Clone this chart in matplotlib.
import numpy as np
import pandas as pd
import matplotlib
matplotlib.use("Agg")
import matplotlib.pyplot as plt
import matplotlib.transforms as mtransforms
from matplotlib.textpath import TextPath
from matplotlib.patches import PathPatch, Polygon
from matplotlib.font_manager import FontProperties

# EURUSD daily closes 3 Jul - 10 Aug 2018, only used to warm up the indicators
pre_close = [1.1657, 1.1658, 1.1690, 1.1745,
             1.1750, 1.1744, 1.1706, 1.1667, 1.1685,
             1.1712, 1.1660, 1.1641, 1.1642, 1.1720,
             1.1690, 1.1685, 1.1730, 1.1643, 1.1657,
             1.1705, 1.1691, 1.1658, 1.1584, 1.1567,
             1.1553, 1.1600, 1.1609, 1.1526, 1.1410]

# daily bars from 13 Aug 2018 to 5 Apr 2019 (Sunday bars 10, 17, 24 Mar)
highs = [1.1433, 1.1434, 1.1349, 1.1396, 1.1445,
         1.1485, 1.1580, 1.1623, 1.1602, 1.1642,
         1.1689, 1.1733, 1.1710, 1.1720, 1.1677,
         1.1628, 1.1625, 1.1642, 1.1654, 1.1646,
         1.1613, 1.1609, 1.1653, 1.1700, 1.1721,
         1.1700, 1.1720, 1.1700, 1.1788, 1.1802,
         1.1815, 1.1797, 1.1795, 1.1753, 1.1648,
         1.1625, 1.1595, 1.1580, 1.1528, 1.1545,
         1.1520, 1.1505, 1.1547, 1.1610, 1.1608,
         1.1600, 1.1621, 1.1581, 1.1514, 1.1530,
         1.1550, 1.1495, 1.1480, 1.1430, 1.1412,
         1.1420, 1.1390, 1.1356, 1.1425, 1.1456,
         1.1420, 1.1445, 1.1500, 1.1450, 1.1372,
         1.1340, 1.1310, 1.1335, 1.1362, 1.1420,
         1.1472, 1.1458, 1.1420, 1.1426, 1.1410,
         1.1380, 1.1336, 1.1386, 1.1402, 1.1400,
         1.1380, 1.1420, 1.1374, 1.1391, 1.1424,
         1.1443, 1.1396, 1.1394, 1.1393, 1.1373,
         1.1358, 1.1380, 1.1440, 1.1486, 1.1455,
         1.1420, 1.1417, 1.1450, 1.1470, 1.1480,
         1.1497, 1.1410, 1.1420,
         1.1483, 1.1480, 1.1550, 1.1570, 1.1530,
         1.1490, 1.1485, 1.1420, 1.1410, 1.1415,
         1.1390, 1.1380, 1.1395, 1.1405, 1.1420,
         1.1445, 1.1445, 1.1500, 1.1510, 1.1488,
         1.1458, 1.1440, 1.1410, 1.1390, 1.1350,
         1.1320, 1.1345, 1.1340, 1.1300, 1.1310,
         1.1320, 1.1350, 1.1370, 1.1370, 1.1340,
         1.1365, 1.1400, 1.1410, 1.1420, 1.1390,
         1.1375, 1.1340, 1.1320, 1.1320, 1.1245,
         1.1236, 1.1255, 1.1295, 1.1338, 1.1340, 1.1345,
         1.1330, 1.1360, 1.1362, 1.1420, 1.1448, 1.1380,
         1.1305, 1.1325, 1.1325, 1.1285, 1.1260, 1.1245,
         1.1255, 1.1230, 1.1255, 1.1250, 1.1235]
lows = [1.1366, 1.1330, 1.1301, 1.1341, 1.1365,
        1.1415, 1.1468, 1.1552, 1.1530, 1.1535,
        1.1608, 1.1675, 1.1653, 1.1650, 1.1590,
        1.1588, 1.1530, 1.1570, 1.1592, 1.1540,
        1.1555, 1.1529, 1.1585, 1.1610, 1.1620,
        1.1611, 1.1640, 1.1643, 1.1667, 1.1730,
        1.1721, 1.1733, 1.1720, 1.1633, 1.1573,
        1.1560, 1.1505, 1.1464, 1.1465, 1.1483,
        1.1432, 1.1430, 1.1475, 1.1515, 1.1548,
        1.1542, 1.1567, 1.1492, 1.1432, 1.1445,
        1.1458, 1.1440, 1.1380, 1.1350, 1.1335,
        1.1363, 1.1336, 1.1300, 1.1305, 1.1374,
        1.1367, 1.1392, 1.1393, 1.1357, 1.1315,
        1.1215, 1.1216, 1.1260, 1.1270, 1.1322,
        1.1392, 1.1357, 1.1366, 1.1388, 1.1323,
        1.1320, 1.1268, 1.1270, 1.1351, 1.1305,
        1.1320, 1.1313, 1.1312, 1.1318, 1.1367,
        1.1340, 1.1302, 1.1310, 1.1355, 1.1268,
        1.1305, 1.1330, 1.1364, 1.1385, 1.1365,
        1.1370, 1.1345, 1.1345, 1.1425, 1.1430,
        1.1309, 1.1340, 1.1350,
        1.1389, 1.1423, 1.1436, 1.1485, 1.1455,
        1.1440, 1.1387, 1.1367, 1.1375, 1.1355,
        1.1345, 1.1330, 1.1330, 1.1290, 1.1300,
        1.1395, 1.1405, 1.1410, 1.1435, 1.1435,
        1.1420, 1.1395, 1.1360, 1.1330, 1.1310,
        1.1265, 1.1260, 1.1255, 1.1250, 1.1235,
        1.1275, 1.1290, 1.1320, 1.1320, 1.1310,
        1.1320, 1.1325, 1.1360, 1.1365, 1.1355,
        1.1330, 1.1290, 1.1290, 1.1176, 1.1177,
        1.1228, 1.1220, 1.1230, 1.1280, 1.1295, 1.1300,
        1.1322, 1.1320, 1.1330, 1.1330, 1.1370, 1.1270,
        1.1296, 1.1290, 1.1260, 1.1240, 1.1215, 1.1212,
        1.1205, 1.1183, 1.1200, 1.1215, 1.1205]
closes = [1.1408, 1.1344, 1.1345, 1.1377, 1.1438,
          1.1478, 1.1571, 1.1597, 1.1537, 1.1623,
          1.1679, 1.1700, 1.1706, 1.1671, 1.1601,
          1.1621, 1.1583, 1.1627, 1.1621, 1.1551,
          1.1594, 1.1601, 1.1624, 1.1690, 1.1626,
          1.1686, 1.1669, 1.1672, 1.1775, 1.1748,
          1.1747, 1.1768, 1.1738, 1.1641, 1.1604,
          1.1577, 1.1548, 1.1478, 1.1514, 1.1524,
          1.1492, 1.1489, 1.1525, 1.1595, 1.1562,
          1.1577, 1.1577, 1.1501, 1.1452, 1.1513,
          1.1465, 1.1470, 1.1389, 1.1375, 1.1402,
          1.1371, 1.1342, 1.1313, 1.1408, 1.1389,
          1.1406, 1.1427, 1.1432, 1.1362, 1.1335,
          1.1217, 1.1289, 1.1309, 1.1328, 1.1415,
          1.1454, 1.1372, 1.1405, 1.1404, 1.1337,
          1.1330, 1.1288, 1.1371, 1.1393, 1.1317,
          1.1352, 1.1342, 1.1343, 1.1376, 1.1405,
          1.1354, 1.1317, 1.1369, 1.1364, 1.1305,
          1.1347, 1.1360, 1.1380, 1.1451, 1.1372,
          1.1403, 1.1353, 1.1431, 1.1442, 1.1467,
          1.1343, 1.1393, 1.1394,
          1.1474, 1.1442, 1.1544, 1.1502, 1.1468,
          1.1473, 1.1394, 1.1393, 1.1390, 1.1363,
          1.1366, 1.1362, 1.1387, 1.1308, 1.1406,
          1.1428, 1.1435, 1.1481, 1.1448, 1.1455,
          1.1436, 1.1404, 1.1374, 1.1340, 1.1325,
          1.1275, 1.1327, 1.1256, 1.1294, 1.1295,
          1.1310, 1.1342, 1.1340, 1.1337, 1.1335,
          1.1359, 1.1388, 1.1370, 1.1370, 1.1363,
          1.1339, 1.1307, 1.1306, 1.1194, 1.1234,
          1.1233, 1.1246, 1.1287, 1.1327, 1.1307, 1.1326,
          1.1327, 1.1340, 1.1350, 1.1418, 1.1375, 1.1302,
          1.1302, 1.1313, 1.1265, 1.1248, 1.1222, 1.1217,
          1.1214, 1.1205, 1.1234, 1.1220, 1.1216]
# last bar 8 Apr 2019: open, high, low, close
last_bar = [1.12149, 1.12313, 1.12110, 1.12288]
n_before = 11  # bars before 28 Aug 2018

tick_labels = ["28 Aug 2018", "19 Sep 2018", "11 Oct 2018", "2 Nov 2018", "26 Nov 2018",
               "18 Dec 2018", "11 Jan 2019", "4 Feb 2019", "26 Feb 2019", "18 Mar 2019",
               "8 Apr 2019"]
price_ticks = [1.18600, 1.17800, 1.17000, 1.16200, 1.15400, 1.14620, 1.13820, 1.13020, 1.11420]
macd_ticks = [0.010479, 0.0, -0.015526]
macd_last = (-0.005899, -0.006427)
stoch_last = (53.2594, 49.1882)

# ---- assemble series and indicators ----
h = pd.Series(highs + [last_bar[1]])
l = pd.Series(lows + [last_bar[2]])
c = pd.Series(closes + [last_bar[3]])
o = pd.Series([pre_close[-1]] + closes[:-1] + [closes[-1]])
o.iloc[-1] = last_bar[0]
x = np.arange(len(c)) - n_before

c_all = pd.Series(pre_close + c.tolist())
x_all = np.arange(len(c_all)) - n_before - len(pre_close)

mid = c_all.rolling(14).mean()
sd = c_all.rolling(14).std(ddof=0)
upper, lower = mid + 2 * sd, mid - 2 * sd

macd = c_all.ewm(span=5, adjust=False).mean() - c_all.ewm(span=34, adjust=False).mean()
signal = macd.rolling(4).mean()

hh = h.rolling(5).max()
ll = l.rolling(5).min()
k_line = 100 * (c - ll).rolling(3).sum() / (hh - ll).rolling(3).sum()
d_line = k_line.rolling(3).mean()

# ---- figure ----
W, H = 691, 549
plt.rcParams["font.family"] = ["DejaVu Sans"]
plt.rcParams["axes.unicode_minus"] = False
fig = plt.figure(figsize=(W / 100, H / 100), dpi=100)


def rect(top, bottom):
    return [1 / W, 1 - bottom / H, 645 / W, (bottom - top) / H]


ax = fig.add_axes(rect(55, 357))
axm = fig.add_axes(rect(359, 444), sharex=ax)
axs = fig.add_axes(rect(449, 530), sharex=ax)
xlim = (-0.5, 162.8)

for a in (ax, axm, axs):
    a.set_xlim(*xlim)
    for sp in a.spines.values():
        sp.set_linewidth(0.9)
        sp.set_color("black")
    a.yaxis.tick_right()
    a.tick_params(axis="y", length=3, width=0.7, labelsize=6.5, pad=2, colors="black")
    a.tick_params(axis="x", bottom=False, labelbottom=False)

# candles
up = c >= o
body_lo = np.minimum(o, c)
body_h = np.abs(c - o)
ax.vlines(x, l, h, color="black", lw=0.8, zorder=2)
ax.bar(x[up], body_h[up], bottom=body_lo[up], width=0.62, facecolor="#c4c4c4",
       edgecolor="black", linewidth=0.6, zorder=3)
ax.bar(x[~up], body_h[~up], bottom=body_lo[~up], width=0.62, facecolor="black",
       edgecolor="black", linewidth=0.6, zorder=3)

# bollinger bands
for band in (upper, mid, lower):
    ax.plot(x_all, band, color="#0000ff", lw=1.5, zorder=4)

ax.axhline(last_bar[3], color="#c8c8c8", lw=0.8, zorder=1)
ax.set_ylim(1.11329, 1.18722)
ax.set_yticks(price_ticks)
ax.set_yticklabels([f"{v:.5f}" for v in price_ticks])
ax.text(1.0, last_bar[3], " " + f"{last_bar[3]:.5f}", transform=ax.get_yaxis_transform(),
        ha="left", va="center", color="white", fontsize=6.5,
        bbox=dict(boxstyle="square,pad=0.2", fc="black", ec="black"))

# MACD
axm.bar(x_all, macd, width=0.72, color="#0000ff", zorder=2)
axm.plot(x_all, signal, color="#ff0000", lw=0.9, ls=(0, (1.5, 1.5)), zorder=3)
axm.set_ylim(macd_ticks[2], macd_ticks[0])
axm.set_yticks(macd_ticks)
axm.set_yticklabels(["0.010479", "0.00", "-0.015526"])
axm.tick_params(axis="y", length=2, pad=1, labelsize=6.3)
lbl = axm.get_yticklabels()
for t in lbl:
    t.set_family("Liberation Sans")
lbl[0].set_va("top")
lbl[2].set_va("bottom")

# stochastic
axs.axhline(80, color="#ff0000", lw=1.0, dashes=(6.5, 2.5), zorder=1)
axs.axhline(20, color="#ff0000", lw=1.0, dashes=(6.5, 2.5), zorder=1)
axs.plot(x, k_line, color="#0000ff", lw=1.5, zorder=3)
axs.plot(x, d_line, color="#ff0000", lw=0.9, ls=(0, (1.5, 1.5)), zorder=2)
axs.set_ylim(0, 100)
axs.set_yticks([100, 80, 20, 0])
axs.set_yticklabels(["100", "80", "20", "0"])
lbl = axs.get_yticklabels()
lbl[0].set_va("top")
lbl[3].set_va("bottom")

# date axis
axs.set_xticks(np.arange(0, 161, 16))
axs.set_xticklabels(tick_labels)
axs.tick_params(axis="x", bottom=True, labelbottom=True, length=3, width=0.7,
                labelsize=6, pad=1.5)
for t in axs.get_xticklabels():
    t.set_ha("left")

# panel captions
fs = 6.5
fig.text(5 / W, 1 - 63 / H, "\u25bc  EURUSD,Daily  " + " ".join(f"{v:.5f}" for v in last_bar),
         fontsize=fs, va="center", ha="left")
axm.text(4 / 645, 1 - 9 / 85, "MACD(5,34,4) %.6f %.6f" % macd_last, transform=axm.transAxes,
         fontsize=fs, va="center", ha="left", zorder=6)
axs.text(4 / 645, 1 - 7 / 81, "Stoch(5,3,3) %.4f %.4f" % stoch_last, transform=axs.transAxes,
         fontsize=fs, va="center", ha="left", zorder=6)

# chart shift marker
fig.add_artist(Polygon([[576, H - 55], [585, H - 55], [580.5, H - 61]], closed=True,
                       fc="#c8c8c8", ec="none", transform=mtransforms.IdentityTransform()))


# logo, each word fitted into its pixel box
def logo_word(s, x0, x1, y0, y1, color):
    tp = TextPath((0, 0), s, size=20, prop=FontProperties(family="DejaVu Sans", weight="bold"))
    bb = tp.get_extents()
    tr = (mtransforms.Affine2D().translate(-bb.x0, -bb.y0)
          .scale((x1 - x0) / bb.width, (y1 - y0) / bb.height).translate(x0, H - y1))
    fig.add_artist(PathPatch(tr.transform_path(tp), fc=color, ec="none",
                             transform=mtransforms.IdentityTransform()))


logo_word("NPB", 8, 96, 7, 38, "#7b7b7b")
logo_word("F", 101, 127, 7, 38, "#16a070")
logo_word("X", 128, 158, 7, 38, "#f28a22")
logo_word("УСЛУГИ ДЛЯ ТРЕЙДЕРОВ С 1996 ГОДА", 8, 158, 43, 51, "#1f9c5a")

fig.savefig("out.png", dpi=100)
==
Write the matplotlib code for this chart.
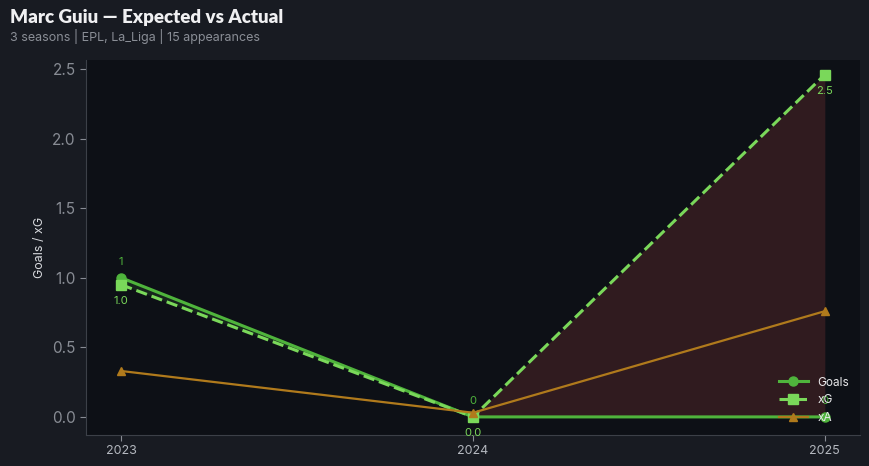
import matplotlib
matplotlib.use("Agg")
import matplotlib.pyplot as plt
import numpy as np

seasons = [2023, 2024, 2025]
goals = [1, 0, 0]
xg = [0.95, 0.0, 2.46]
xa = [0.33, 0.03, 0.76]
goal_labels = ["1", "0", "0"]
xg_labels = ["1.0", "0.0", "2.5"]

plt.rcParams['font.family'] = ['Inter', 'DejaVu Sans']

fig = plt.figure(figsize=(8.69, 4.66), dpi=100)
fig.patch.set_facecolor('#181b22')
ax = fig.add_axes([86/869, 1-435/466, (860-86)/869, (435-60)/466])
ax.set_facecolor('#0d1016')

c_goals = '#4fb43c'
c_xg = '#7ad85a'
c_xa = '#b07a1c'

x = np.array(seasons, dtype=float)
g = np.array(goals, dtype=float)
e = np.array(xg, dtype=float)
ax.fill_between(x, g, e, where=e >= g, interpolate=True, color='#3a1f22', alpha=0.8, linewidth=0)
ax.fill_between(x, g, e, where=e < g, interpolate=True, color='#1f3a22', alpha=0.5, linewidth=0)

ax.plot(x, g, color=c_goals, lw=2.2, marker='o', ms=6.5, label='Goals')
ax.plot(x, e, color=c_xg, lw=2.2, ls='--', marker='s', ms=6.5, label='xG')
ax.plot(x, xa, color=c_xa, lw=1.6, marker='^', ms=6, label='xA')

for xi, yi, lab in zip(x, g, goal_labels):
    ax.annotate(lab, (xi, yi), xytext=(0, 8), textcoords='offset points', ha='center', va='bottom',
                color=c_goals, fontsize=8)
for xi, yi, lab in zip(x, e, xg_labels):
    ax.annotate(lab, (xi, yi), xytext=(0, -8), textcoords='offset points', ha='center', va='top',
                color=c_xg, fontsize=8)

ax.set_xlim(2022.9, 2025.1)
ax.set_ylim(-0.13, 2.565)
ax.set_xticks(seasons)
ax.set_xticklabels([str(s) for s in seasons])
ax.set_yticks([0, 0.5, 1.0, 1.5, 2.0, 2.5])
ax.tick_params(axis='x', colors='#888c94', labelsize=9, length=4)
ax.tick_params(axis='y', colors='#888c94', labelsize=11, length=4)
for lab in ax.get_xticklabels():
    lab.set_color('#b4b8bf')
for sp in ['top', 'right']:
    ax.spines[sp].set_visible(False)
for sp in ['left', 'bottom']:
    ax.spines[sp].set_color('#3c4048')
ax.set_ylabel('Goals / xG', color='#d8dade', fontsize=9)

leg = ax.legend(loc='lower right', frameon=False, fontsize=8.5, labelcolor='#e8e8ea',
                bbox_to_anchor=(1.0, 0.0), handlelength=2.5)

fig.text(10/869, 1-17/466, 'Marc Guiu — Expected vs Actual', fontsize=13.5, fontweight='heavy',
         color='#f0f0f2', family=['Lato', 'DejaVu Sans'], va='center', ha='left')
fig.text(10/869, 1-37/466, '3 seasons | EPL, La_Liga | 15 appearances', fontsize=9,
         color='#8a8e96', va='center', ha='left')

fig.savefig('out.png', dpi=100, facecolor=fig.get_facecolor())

→ **TASK BRIEF**
Write down exactly the span of lines above from the one containing "Clone this chart in matplotlib." to the one containing "1.1553, 1.1600, 1.1609, 1.1526, 1.1410]", both ends included.

→ **TASK ANSWER**
Clone this chart in matplotlib.
import numpy as np
import pandas as pd
import matplotlib
matplotlib.use("Agg")
import matplotlib.pyplot as plt
import matplotlib.transforms as mtransforms
from matplotlib.textpath import TextPath
from matplotlib.patches import PathPatch, Polygon
from matplotlib.font_manager import FontProperties

# EURUSD daily closes 3 Jul - 10 Aug 2018, only used to warm up the indicators
pre_close = [1.1657, 1.1658, 1.1690, 1.1745,
             1.1750, 1.1744, 1.1706, 1.1667, 1.1685,
             1.1712, 1.1660, 1.1641, 1.1642, 1.1720,
             1.1690, 1.1685, 1.1730, 1.1643, 1.1657,
             1.1705, 1.1691, 1.1658, 1.1584, 1.1567,
             1.1553, 1.1600, 1.1609, 1.1526, 1.1410]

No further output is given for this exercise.